* Begin Given data *

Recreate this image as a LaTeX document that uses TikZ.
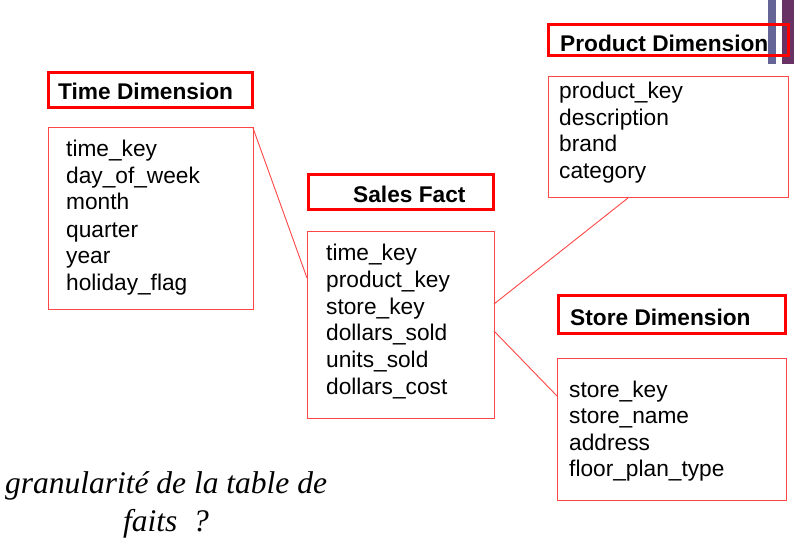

* End Given data *
* Begin Given data *

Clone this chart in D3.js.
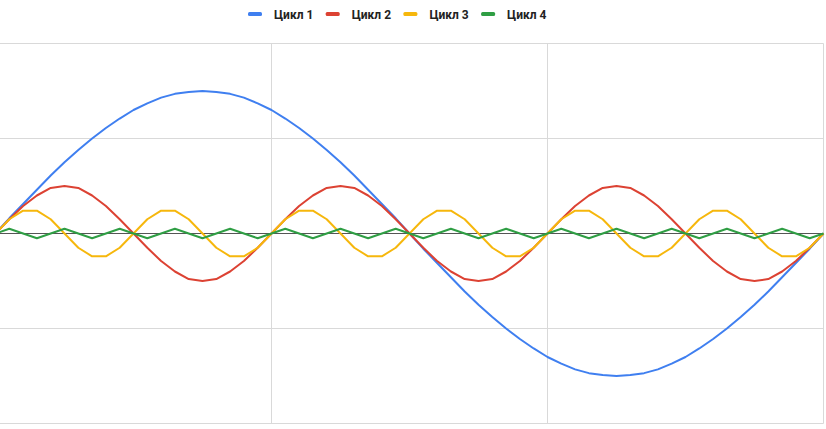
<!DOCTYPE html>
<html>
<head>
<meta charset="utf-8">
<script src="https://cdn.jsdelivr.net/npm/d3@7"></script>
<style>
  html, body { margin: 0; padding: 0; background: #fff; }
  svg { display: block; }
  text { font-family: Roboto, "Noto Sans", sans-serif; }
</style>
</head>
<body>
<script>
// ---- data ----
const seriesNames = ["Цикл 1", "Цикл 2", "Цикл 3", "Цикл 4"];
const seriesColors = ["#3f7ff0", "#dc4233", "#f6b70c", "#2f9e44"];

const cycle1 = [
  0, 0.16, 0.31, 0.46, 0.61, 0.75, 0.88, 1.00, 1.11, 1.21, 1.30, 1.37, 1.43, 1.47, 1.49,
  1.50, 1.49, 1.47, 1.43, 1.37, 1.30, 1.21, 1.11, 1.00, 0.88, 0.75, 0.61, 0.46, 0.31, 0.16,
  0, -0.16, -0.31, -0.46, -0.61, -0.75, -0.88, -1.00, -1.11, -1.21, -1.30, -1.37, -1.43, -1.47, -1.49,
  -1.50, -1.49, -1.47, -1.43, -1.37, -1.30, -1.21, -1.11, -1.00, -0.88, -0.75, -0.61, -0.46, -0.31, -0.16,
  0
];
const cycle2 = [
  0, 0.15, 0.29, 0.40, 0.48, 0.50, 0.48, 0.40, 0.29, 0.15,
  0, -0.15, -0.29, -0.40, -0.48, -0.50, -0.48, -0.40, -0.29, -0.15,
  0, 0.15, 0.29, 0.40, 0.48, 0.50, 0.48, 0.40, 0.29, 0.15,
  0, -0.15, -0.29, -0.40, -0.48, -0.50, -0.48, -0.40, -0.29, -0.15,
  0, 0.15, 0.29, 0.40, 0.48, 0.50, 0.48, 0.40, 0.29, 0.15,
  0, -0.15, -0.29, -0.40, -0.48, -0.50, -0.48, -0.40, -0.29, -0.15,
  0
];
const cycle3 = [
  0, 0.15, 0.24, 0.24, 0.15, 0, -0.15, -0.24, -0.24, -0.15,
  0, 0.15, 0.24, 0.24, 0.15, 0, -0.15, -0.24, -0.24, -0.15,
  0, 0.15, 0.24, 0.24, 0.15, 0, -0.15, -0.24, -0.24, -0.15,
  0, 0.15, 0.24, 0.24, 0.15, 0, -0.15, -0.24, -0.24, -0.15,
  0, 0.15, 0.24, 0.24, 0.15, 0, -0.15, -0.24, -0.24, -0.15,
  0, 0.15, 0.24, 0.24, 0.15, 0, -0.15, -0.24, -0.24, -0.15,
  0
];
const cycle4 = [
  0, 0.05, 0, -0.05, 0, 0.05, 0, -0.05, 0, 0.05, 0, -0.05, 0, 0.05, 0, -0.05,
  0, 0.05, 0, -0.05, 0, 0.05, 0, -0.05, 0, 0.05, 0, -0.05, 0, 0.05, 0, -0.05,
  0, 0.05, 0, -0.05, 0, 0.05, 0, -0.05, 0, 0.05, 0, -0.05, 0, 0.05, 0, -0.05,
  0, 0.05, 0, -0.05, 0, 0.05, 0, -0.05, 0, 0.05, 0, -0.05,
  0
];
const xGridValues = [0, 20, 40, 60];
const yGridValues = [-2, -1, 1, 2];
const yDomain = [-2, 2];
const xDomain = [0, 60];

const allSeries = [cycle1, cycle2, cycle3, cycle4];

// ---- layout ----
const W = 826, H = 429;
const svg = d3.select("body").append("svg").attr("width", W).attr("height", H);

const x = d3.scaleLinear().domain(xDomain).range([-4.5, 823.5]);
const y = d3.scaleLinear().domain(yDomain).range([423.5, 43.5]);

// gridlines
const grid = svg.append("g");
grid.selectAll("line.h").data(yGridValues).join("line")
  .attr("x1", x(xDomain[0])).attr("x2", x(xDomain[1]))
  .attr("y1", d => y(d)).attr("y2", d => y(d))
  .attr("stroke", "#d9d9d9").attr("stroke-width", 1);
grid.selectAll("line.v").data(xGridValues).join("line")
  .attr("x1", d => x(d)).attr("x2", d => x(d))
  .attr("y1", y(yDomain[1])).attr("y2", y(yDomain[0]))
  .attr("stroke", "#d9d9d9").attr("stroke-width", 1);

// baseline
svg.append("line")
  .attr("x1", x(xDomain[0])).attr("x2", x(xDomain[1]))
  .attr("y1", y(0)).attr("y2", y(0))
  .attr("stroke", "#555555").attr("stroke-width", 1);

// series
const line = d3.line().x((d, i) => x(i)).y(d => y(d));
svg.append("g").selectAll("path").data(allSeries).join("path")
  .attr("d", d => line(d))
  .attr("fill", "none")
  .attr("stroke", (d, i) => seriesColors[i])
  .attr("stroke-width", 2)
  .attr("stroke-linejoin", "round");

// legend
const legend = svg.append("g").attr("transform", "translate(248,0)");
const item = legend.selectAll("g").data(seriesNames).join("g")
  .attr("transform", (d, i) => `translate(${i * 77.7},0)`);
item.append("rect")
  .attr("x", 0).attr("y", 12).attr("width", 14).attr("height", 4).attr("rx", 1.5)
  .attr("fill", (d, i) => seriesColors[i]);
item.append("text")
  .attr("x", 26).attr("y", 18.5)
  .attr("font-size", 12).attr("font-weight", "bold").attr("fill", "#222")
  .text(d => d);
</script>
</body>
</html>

* End Given data *

Given exercise: Show the lines from the data above that contain the string "this".

Exercise output:
Recreate this image as a LaTeX document that uses TikZ.
Clone this chart in D3.js.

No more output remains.